* **Request**
Only the lines from the start of the data through the line with "(0,0) rectangle (656,1623);" belong in the copy. Restate them word for word, minus the pictures.

* **Input rows**
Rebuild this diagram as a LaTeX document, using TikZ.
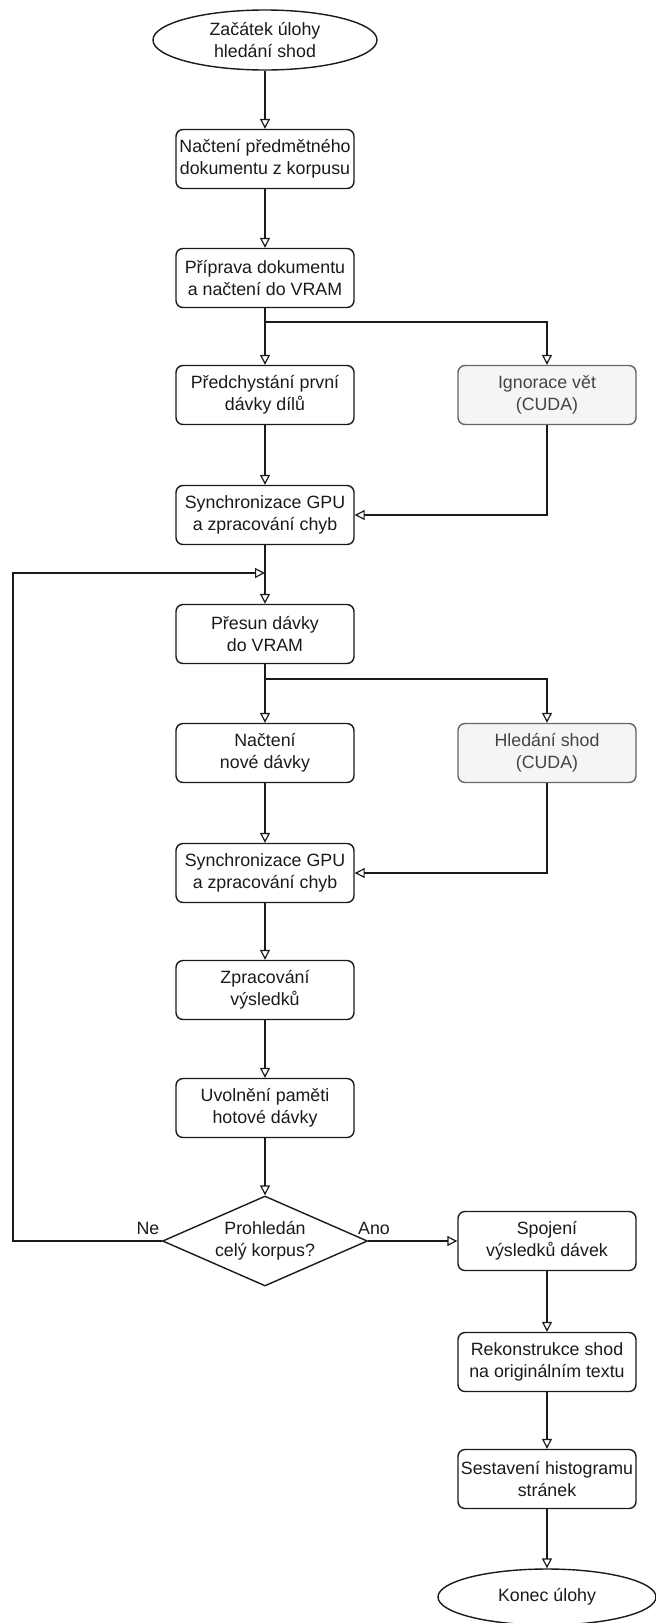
\documentclass[tikz,border=0pt]{standalone}
\usepackage{fontspec}
\setmainfont{Liberation Sans}
\usetikzlibrary{arrows.meta,shapes.geometric}
\definecolor{ink}{HTML}{1A1A1A}
\definecolor{cudafill}{HTML}{F5F5F5}
\definecolor{cudaline}{HTML}{666666}
\definecolor{cudatext}{HTML}{444444}
\tikzset{
  base/.style={draw=ink, line width=1.4pt, text=ink, align=center,
    font=\fontsize{17.8pt}{22pt}\selectfont, inner sep=0pt},
  stepbox/.style={base, rounded corners=7pt, minimum width=178pt, minimum height=59pt},
  cudabox/.style={stepbox, draw=cudaline, fill=cudafill, text=cudatext},
  terminal/.style={base, ellipse, minimum width=224pt, minimum height=60pt},
  decision/.style={base, diamond, minimum width=205pt, minimum height=90pt},
  flow/.style={draw=ink, line width=1.4pt,
    -{Triangle[open,length=10pt,width=10pt,line width=1.2pt]}},
  branchlbl/.style={text=ink, font=\fontsize{17.8pt}{22pt}\selectfont}
}
\begin{document}
\begin{tikzpicture}[x=1pt,y=-1pt]
\useasboundingbox (0,0) rectangle (656,1623);

% main column
\node[terminal] (start) at (265,40)  {Začátek úlohy\\hledání shod};
\node[stepbox]  (load)  at (265,159) {Načtení předmětného\\dokumentu z korpusu};
\node[stepbox]  (prep)  at (265,278) {Příprava dokumentu\\a načtení do VRAM};
\node[stepbox]  (pre)   at (265,395) {Předchystání první\\dávky dílů};
\node[cudabox]  (ign)   at (547,395) {Ignorace vět\\(CUDA)};
\node[stepbox]  (sync1) at (265,515) {Synchronizace GPU\\a zpracování chyb};
\node[stepbox]  (move)  at (265,634) {Přesun dávky\\do VRAM};
\node[stepbox]  (next)  at (265,753) {Načtení\\nové dávky};
\node[cudabox]  (find)  at (547,753) {Hledání shod\\(CUDA)};
\node[stepbox]  (sync2) at (265,873) {Synchronizace GPU\\a zpracování chyb};
\node[stepbox]  (proc)  at (265,990) {Zpracování\\výsledků};
\node[stepbox]  (free)  at (265,1108) {Uvolnění paměti\\hotové dávky};
\node[decision, label={[base,draw=none]center:Prohledán\\celý korpus?}] (done) at (265,1241) {};

% right column after the loop
\node[stepbox]  (join)  at (547,1241) {Spojení\\výsledků dávek};
\node[stepbox]  (rec)   at (547,1362) {Rekonstrukce shod\\na originálním textu};
\node[stepbox]  (hist)  at (547,1479) {Sestavení histogramu\\stránek};
\node[terminal, minimum width=218pt, minimum height=56pt] (stop) at (547,1597) {Konec úlohy};

% split and merge points
\coordinate (split1) at (265,322);
\coordinate (split2) at (265,679);
\coordinate (loopin) at (265,573);
\coordinate (loopcorner) at (13,573);

% connectors
\draw[flow] (start) -- (load);
\draw[flow] (load) -- (prep);
\draw[flow] (prep) -- (pre);
\draw[flow] (split1) -| (ign.north);
\draw[flow] (pre) -- (sync1);
\draw[flow] (ign.south) |- (sync1.east);
\draw[flow] (sync1) -- (move);
\draw[flow] (move) -- (next);
\draw[flow] (split2) -| (find.north);
\draw[flow] (next) -- (sync2);
\draw[flow] (find.south) |- (sync2.east);
\draw[flow] (sync2) -- (proc);
\draw[flow] (proc) -- (free);
\draw[flow] (free) -- (done);
\draw[flow] (done.west) -| (loopcorner) -- (loopin);
\draw[flow] (done.east) -- (join.west);
\draw[flow] (join) -- (rec);
\draw[flow] (rec) -- (hist);
\draw[flow] (hist) -- (stop);

% branch labels
\node[branchlbl] (ne)  at (148,1228) {Ne};
\node[branchlbl] (ano) at (374,1228) {Ano};
\end{tikzpicture}
\end{document}
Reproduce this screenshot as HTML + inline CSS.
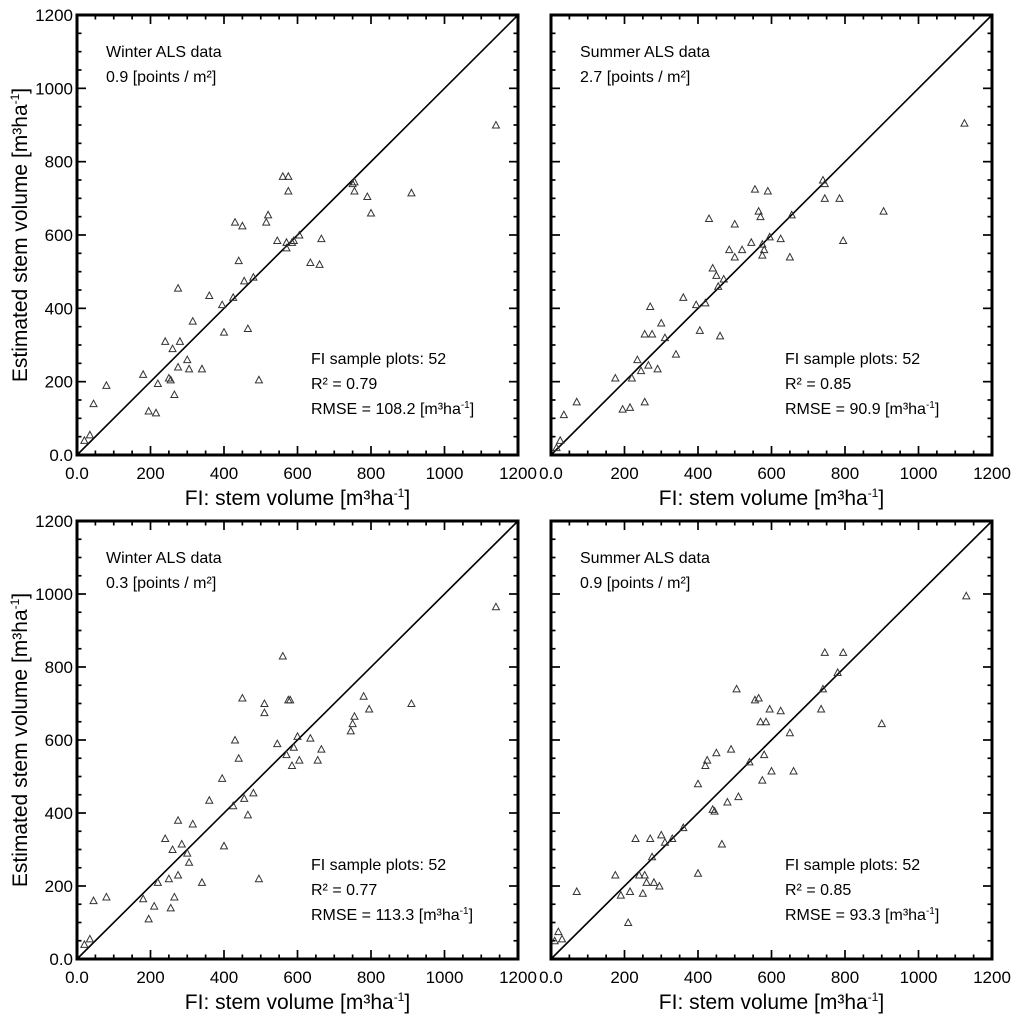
<!DOCTYPE html>
<html><head><meta charset="utf-8"><style>
body{margin:0;background:#fff;}
svg{display:block;font-family:"Liberation Sans",Arial,sans-serif;}
</style></head><body>
<svg id="fig" width="1024" height="1024" viewBox="0 0 1024 1024"></svg>
<script>
const tickValues=[0,200,400,600,800,1000,1200];
const tickLabels=["0.0","200","400","600","800","1000","1200"];
const titles1=["Winter ALS data","Summer ALS data","Winter ALS data","Summer ALS data"];
const density=["0.9","2.7","0.3","0.9"];
const r2=["0.79","0.85","0.77","0.85"];
const rmse=["108.2","90.9","113.3","93.3"];
const fiX_tl=[20,35,45,80,180,195,215,220,240,250,255,260,265,275,275,280,300,305,315,340,360,395,400,425,430,440,450,455,465,480,495,515,520,545,560,570,575,575,585,590,605,635,660,665,750,755,755,790,800,910,1140,570];
const est_tl=[40,55,140,190,220,120,115,195,310,210,205,290,165,455,240,310,260,235,365,235,435,410,335,430,635,530,625,475,345,485,205,635,655,585,760,565,760,720,580,585,600,525,520,590,740,745,720,705,660,715,900,580];
const fiX_tr=[15,25,35,70,175,195,215,220,235,245,255,255,265,270,275,290,300,310,340,360,395,405,420,430,440,450,455,460,470,485,500,500,520,545,555,565,570,575,580,590,595,625,650,655,740,745,745,785,795,905,1125,575];
const est_tr=[20,40,110,145,210,125,130,210,260,230,330,145,245,405,330,235,360,320,275,430,410,340,415,645,510,490,460,325,480,560,630,540,560,580,725,665,650,545,560,720,595,590,540,655,750,740,700,700,585,665,905,575];
const fiX_bl=[20,35,45,80,180,195,210,220,240,250,255,260,265,275,275,285,300,305,315,340,360,395,400,425,430,440,450,455,465,480,495,510,510,545,560,570,575,580,585,590,605,600,635,655,665,745,750,755,780,795,910,1140];
const est_bl=[40,55,160,170,165,110,145,210,330,220,140,300,170,230,380,315,290,265,370,210,435,495,310,420,600,550,715,440,395,455,220,700,675,590,830,560,710,710,530,580,545,610,605,545,575,625,645,665,720,685,700,965];
const fiX_br=[10,20,30,70,175,190,210,215,230,240,250,255,260,270,275,280,295,300,310,330,360,400,400,420,425,440,445,450,465,480,490,505,510,540,555,565,570,575,580,585,595,600,625,650,660,735,740,745,780,795,900,1130];
const est_br=[50,75,55,185,230,175,100,185,330,230,180,230,210,330,280,210,200,340,320,330,360,235,480,530,545,410,405,565,315,430,575,740,445,540,710,715,650,490,560,650,685,515,680,620,515,685,740,840,785,840,645,995];
const panels=[
 {x0:77,y0:15,x1:518,y1:455,xs:fiX_tl,ys:est_tl,name:'winter-0-9'},
 {x0:551,y0:15,x1:992,y1:455,xs:fiX_tr,ys:est_tr,name:'summer-2-7'},
 {x0:77,y0:521,x1:518,y1:959,xs:fiX_bl,ys:est_bl,name:'winter-0-3'},
 {x0:551,y0:521,x1:992,y1:959,xs:fiX_br,ys:est_br,name:'summer-0-9'}];
const NS='http://www.w3.org/2000/svg';
const svg=document.getElementById('fig');
function mk(tag,attrs,parent,text){const e=document.createElementNS(NS,tag);for(const k in attrs)e.setAttribute(k,attrs[k]);if(text!==undefined)e.innerHTML=text;(parent||svg).appendChild(e);return e;}
panels.forEach((p,i)=>{
 const g=mk('g',{});
 
 
 const sx=v=>p.x0+v/1200*(p.x1-p.x0);
 const sy=v=>p.y1-v/1200*(p.y1-p.y0);
 for(let v=0;v<=1200;v+=50){
  const L=(v%200===0)?9:4.5;
  const X=sx(v),Y=sy(v);
  mk('line',{x1:X,y1:p.y1,x2:X,y2:p.y1-L,stroke:'#000','stroke-width':1.7},g);
  mk('line',{x1:X,y1:p.y0,x2:X,y2:p.y0+L,stroke:'#000','stroke-width':1.7},g);
  mk('line',{x1:p.x0,y1:Y,x2:p.x0+L,y2:Y,stroke:'#000','stroke-width':1.7},g);
  mk('line',{x1:p.x1,y1:Y,x2:p.x1-L,y2:Y,stroke:'#000','stroke-width':1.7},g);
 }
 tickValues.forEach((v,k)=>{
  const t=mk('text',{x:sx(v),y:p.y1+24,'font-size':17,'text-anchor':'middle'},g,tickLabels[k]);
  
  
  if(i%2===0){
   const t2=mk('text',{x:p.x0-4,y:sy(v)+6,'font-size':17,'text-anchor':'end'},g,tickLabels[k]);
   
   
  }
 });
 const ln=mk('line',{x1:sx(0),y1:sy(0),x2:sx(1200),y2:sy(1200),stroke:'#000','stroke-width':1.6},g);
 
 
 p.xs.forEach((xv,k)=>{
  const X=sx(xv),Y=sy(p.ys[k]);
  const tr=mk('polygon',{points:`${X-3.5},${Y+3} ${X+3.5},${Y+3} ${X},${Y-3.5}`,fill:'none',stroke:'#333','stroke-width':1},g);
  
  
 });
 const box=mk('rect',{x:p.x0,y:p.y0,width:p.x1-p.x0,height:p.y1-p.y0,fill:'none',stroke:'#000','stroke-width':3},g);
 
 
 const a=mk('text',{x:p.x0+29,y:p.y0+42,'font-size':16},g,titles1[i]);
 
 
 const b=mk('text',{x:p.x0+29,y:p.y0+67,'font-size':16},g,density[i]+' [points / m²]');
 
 
 const c=mk('text',{x:p.x0+234,y:p.y0+349,'font-size':16},g,'FI sample plots: 52');
 
 
 const d=mk('text',{x:p.x0+234,y:p.y0+374,'font-size':16},g,'R² = '+r2[i]);
 
 
 const e=mk('text',{x:p.x0+234,y:p.y0+399,'font-size':16},g,'RMSE = '+rmse[i]+' [m³ha<tspan font-size="10" dy="-6">-1</tspan><tspan dy="6">]</tspan>');
 
 
 const xt=mk('text',{x:(p.x0+p.x1)/2,y:p.y1+50,'font-size':21,'text-anchor':'middle'},g,'FI: stem volume [m³ha<tspan font-size="12" dy="-8">-1</tspan><tspan dy="8">]</tspan>');
 
 
 if(i%2===0){
  const cy=(p.y0+p.y1)/2;
  const yt=mk('text',{x:0,y:0,'font-size':21,'text-anchor':'middle',transform:`translate(27,${cy}) rotate(-90)`},g,'Estimated stem volume [m³ha<tspan font-size="12" dy="-8">-1</tspan><tspan dy="8">]</tspan>');
  
  
 }
});
</script>
</body></html>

* **Complete response**
Rebuild this diagram as a LaTeX document, using TikZ.
\documentclass[tikz,border=0pt]{standalone}
\usepackage{fontspec}
\setmainfont{Liberation Sans}
\usetikzlibrary{arrows.meta,shapes.geometric}
\definecolor{ink}{HTML}{1A1A1A}
\definecolor{cudafill}{HTML}{F5F5F5}
\definecolor{cudaline}{HTML}{666666}
\definecolor{cudatext}{HTML}{444444}
\tikzset{
  base/.style={draw=ink, line width=1.4pt, text=ink, align=center,
    font=\fontsize{17.8pt}{22pt}\selectfont, inner sep=0pt},
  stepbox/.style={base, rounded corners=7pt, minimum width=178pt, minimum height=59pt},
  cudabox/.style={stepbox, draw=cudaline, fill=cudafill, text=cudatext},
  terminal/.style={base, ellipse, minimum width=224pt, minimum height=60pt},
  decision/.style={base, diamond, minimum width=205pt, minimum height=90pt},
  flow/.style={draw=ink, line width=1.4pt,
    -{Triangle[open,length=10pt,width=10pt,line width=1.2pt]}},
  branchlbl/.style={text=ink, font=\fontsize{17.8pt}{22pt}\selectfont}
}
\begin{document}
\begin{tikzpicture}[x=1pt,y=-1pt]
\useasboundingbox (0,0) rectangle (656,1623);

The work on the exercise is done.